Светлана Кулешова: Но что-то же должно объединять этих людей? Какая-то общая черта непременно должна быть.
Георгий Сапожников: Высокая активность. Все спелеологи – очень активные люди. Они не могут сидеть без дела, они всегда что-то делают, каким-то образом себя проявляют в спелеологии или в любом другом виде деятельности.
Светлана Кулешова: Откуда берутся спелеологи? Человек решил пойти в пещеру и дальше? Пошел в пещеру и все?
Лариса Позднякова: Каждый клуб в принципе проводит ежегодный набор. Наш городской клуб спелеологов в этом году тоже проводит набор в нашу спелеошколу, мы приглашаем в принципе всех. В этот четверг будет первое занятие, на котором мы рассказываем, что такое спелеология.
Светлана Кулешова: А о чем вообще рассказывают спелеологам, людям, которые решили стать спелеологами? Вы говорили, что сейчас все больше и больше знаний необходимо для того, чтобы ходить в настоящие, серьезные, глубокие пещеры.
Георгий Сапожников: Вот об этом и рассказываем, эти знания даем, проводим лекции, организуем выезды, выезды в пещеры, сначала несложные, потом все сложнее, учим обращаться с веревкой, учим, как выжить в экстремальных ситуациях в лесу или в пещере, учим, как правильно себя вести, учим, как правильно одеться. Очень много знаний, накопленных и мировой спелеологией, и непосредственно нашим клубом за почти 45 лет существования. Все эти знания мы передаем. И даже если человек не будет в дальнейшем заниматься спелеологией, все равно эти знания ему будут очень полезны просто в жизни.

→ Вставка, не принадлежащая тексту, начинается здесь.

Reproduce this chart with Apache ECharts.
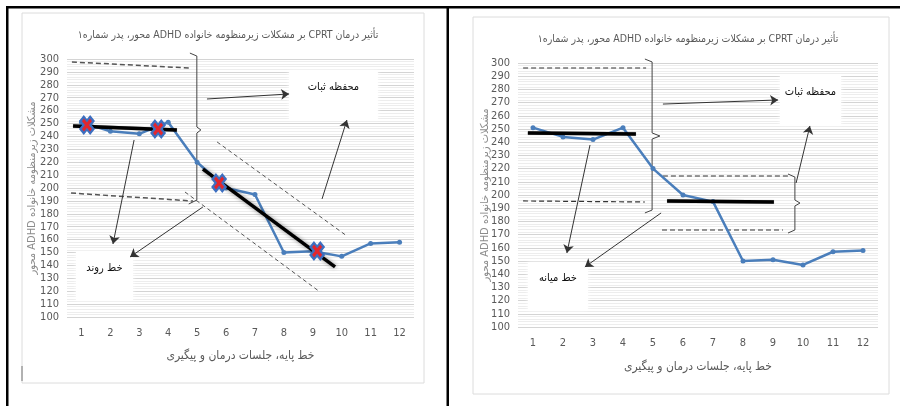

Светлана Кулешова: А каков процент людей остается? Если взять за 100% количество людей, которые захотели заниматься спелеологией, и за абсолютную единицу человека, который поехал в Воронью или в экспедиции серьезного уровня.
Лариса Позднякова: Мне кажется, где-то в нашем клубе это меньше 10%.
Георгий Сапожников: Я думаю, где-то 3-5% людей остается. Если 100 человек приходит на первое занятие, это традиционная цифра, то к концу второго года остается из них 3-5 человек.
Светлана Кулешова: У нас еще один телефонный звонок. Слушатель: Вопрос вот какой. Скалолазы, альпинисты могут применить свои знания и практику в промышленном альпинизме, такая профессия есть. А вот спелеологи как-то могут применить свою квалификацию на практике?
Георгий Сапожников: Спелеологи – это самые лучшие промышленные альпинисты, потому что кроме них никто так не умеет лазить по веревкам, даже альпинисты, даже скалолазы. Потому что альпинисты и скалолазы лазят по поверхностям, по зацепам, а промышленный альпинизм – это в основном именно работа с веревкой. А именно спелеологи лучше всех умеют работать с веревкой, спускаться, подниматься, и делают это быстрее всех остальных спортсменов.
Светлана Кулешова: И очень многие спелеологи именно этим и зарабатывают на экспедиции.
Лариса Позднякова: В принципе, да. Когда особенно учишься, и у тебя нет возможности зарабатывать другим способом, ты идешь на высотку, работаешь летом, и в конце лета ты имеешь возможность ехать в экспедицию.